The chairman of the House Oversight and Government Reform Subcommittee on the Federal Workforce, the Postal Service and the Census introduced the Protecting America's Civilian Employees (PACE) Act on March 5. It would require the Office of Management and Budget to submit a plan to Congress on how they would cut spending without harming the federal workforce.
"Our federal workforce needs to be operating at 100 percent," Farenthold said in a release. "They should not be punished because the President, Harry Reid and the Senate Democrats failed to do their jobs and replace the sequester."
The bill, H.R. 950, requires OMB to develop a strategy detailing how funds could be transferred between accounts in fiscal 2013 to avoid furloughs or reductions in force and not increase the deficit. OMB would have 30 days to submit the report to Congress after the bill becomes law. The legislation was referred to the Oversight and Government Reform Committee.
"The bottom line is the government does not spend money wisely," he said. "We should be able to achieve the needed savings and keep our dedicated federal workforce going strong, without devastating furloughs and that's what my bill intends to do."
There's a growing number of agencies who are preparing or have sent furlough notices to employees to help deal with the across-the-board spending cuts.
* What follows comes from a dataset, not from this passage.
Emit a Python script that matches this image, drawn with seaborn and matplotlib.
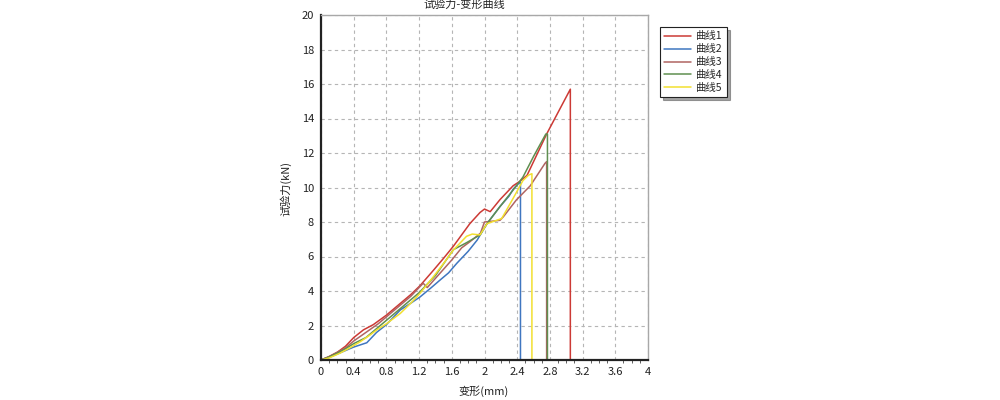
import numpy as np
import pandas as pd
import matplotlib
matplotlib.use("Agg")
import matplotlib.pyplot as plt
from matplotlib.ticker import MultipleLocator, FuncFormatter
import seaborn as sns

# curve data (deformation mm, force kN)
x1 = [0, 0.1, 0.2, 0.3, 0.4, 0.52, 0.64, 0.8, 1.0, 1.1, 1.21, 1.375, 1.5, 1.62, 1.82, 1.945, 2.0, 2.07, 2.19, 2.35, 2.43, 2.52, 2.76, 3.05, 3.05]
y1 = [0, 0.2, 0.45, 0.8, 1.3, 1.75, 2.05, 2.6, 3.4, 3.8, 4.3, 5.2, 5.9, 6.6, 7.9, 8.55, 8.75, 8.6, 9.3, 10.1, 10.35, 10.7, 13.1, 15.7, 0]

x2 = [0, 0.1, 0.2, 0.3, 0.4, 0.56, 0.68, 0.8, 0.97, 1.1, 1.21, 1.35, 1.46, 1.56, 1.66, 1.8, 1.91, 2.03, 2.19, 2.3, 2.35, 2.39, 2.43, 2.44, 2.44]
y2 = [0, 0.15, 0.35, 0.55, 0.75, 1.0, 1.6, 2.05, 2.9, 3.3, 3.65, 4.2, 4.65, 5.05, 5.6, 6.3, 6.95, 7.9, 8.9, 9.5, 9.9, 10.1, 10.3, 10.3, 0]

x3 = [0, 0.1, 0.2, 0.3, 0.4, 0.55, 0.7, 0.85, 1.0, 1.1, 1.2, 1.25, 1.3, 1.45, 1.6, 1.72, 1.82, 1.95, 2.0, 2.1, 2.19, 2.23, 2.39, 2.56, 2.74, 2.76, 2.76]
y3 = [0, 0.2, 0.45, 0.7, 1.1, 1.6, 2.1, 2.7, 3.3, 3.7, 4.2, 4.45, 4.2, 5.0, 5.8, 6.5, 6.85, 7.35, 8.0, 8.05, 8.1, 8.3, 9.28, 10.1, 11.4, 11.5, 0]

x4 = [0, 0.1, 0.2, 0.3, 0.4, 0.55, 0.7, 0.85, 1.0, 1.2, 1.4, 1.62, 1.78, 1.945, 2.03, 2.19, 2.35, 2.47, 2.6, 2.75, 2.77, 2.77]
y4 = [0, 0.18, 0.4, 0.65, 0.95, 1.3, 1.9, 2.5, 3.1, 3.9, 4.9, 6.4, 6.8, 7.25, 7.9, 8.9, 9.85, 10.6, 11.8, 13.1, 13.1, 0]

x5 = [0, 0.1, 0.23, 0.35, 0.48, 0.6, 0.68, 0.8, 0.97, 1.1, 1.21, 1.375, 1.5, 1.62, 1.78, 1.85, 1.945, 2.03, 2.21, 2.27, 2.35, 2.47, 2.54, 2.58, 2.58]
y5 = [0, 0.12, 0.39, 0.7, 1.06, 1.45, 1.74, 2.1, 2.7, 3.3, 3.86, 4.83, 5.6, 6.38, 7.17, 7.3, 7.25, 7.9, 8.2, 8.7, 9.37, 10.4, 10.72, 10.8, 0]

names = ["曲线1", "曲线2", "曲线3", "曲线4", "曲线5"]
colors = ["#cc3a35", "#3f76c0", "#b06462", "#5f8f50", "#f2e030"]

frames = []
for name, xs, ys in zip(names, [x1, x2, x3, x4, x5], [y1, y2, y3, y4, y5]):
    frames.append(pd.DataFrame({"x": xs, "y": ys, "curve": name}))
df = pd.concat(frames, ignore_index=True)

sns.set_style("white")
plt.rcParams["font.family"] = ["Noto Sans CJK SC", "DejaVu Sans"]

fig = plt.figure(figsize=(10, 4), dpi=100)
ax = fig.add_axes([0.321, 0.1, 0.327, 0.8625])

sns.lineplot(data=df, x="x", y="y", hue="curve", palette=colors,
             sort=False, estimator=None, units="curve", linewidth=1.1,
             legend=False, ax=ax)

ax.set_xlim(0, 4)
ax.set_ylim(0, 20)
ax.xaxis.set_major_locator(MultipleLocator(0.4))
ax.xaxis.set_minor_locator(MultipleLocator(0.1))
ax.yaxis.set_major_locator(MultipleLocator(2))
ax.xaxis.set_major_formatter(FuncFormatter(lambda v, p: f"{v:g}"))
ax.grid(True, which="major", color="#b5b5b5", linestyle=(0, (3, 3)), linewidth=0.8)
ax.set_xlabel("")
ax.set_ylabel("")

for s in ["left", "bottom"]:
    ax.spines[s].set_color("#222222")
    ax.spines[s].set_linewidth(1.6)
for s in ["top", "right"]:
    ax.spines[s].set_color("#a8a8a8")
    ax.spines[s].set_linewidth(1.0)

ax.tick_params(axis="both", which="major", labelsize=8, colors="#222222",
               length=3, width=0.8, direction="out", pad=2)
ax.tick_params(axis="x", which="minor", length=2, width=0.6, direction="out",
               bottom=True, colors="#444444")

fig.text(0.464, 0.988, "试验力-变形曲线", ha="center", va="center", fontsize=8, color="#222222")
fig.text(0.484, 0.022, "变形(mm)", ha="center", va="center", fontsize=8, color="#222222")
fig.text(0.286, 0.53, "试验力(kN)", ha="center", va="center", rotation=90, fontsize=8, color="#222222")

handles = [plt.Line2D([], [], color=c, linewidth=1.1) for c in colors]
leg = fig.legend(handles, names, loc="upper left", bbox_to_anchor=(0.66, 0.932),
                 frameon=True, fancybox=False, shadow=True, fontsize=7.5,
                 handlelength=2.6, handletextpad=0.5, labelspacing=0.28,
                 borderpad=0.4, borderaxespad=0)
leg.get_frame().set_edgecolor("#222222")
leg.get_frame().set_linewidth(0.8)

fig.savefig("out.png", dpi=100, facecolor="white")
Farenthold's attempt to stop furloughs and throw his support behind federal workers comes despite his support for several pieces of legislation that many consider anti-fed. For example, Farenthold is one of 48 co-sponsors of the bill sponsored by Rep. Ron DeSantis (R-Fla.) to stop the federal employee pay raise of 0.5 percent in 2013. The House passed the bill Feb. 15 by a vote of 261-154, and it was sent to the Senate for consideration.
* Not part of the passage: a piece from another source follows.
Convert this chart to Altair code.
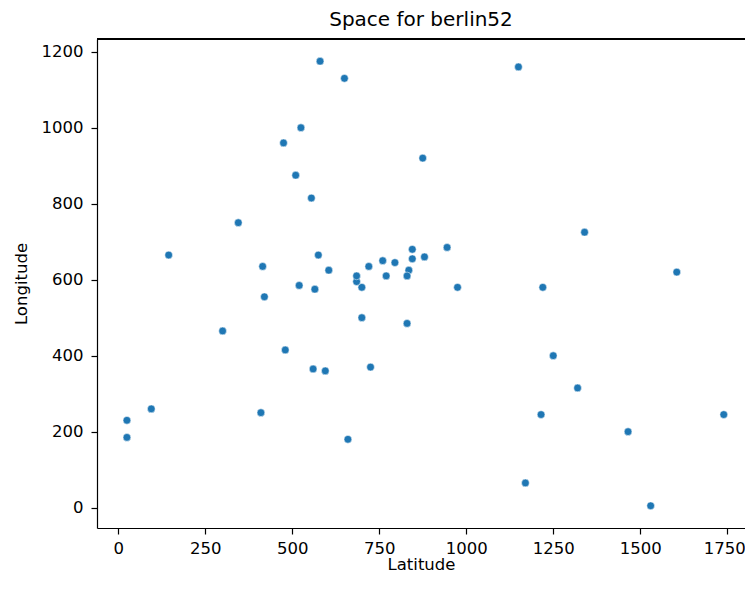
import altair as alt
import pandas as pd

latitude = [565, 25, 345, 945, 845, 880, 25, 525, 580, 650, 1605, 1220, 1465, 1530,
            845, 725, 145, 415, 510, 560, 300, 520, 480, 835, 975, 1215, 1320, 1250,
            660, 410, 420, 575, 1150, 700, 685, 685, 770, 795, 720, 760, 475, 95,
            875, 700, 555, 830, 1170, 830, 605, 595, 1340, 1740]
longitude = [575, 185, 750, 685, 655, 660, 230, 1000, 1175, 1130, 620, 580, 200, 5,
             680, 370, 665, 635, 875, 365, 465, 585, 415, 625, 580, 245, 315, 400,
             180, 250, 555, 665, 1160, 580, 595, 610, 610, 645, 635, 650, 960, 260,
             920, 500, 815, 485, 65, 610, 625, 360, 725, 245]
x_ticks = [0, 250, 500, 750, 1000, 1250, 1500, 1750]
y_ticks = [0, 200, 400, 600, 800, 1000, 1200]

df = pd.DataFrame({"Latitude": latitude, "Longitude": longitude})

font = "DejaVu Sans"
W, H = 648, 489

points = alt.Chart(df).mark_circle(
    size=60, color="#1f77b4", opacity=1, stroke="white", strokeWidth=0.5
).encode(
    x=alt.X("Latitude:Q",
            scale=alt.Scale(domain=[-61.0, 1801.0], nice=False, zero=False),
            axis=alt.Axis(values=x_ticks, title="Latitude", grid=False, format="d",
                          tickSize=6, labelPadding=6, titlePadding=0,
                          labelFlush=19, labelFlushOffset=18)),
    y=alt.Y("Longitude:Q",
            scale=alt.Scale(domain=[-53.5, 1233.5], nice=False, zero=False),
            axis=alt.Axis(values=y_ticks, title="Longitude", grid=False, format="d",
                          tickSize=6, labelPadding=8, titlePadding=12)),
)

top_spine = alt.Chart(df).mark_rule(color="black", strokeWidth=1.2).encode(
    x=alt.value(0), x2=alt.value(W), y=alt.value(0)
)

chart = alt.layer(points, top_spine).properties(
    width=W,
    height=H,
    title=alt.TitleParams("Space for berlin52", font=font, fontSize=20,
                          fontWeight="normal", color="black", offset=8),
    autosize=alt.AutoSizeParams(type="none"),
    padding={"left": 89, "top": 31, "right": 0, "bottom": 48},
).configure_view(
    stroke=None
).configure_axis(
    domainColor="black", tickColor="black", labelColor="black", titleColor="black",
    labelFont=font, titleFont=font, labelFontSize=16.5, titleFontSize=16.5,
    titleFontWeight="normal", domainWidth=1.2, tickWidth=1.2,
)

chart.save("out.html", embed_options={"renderer": "svg", "actions": False})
He also co-sponsored H.R. 436, which would "require or prohibit a bidder, offeror, contractor, or subcontractor from entering into, or adhering to, agreements with a labor organization, with respect to that construction project or another related construction project; or otherwise discriminate against or give preference to such a party because it did or did not become a signatory or otherwise adhere to such an agreement."
This bill is a reaction to the Obama administration's 2009 Executive Order requiring the use of project labor agreements for large construction contracts.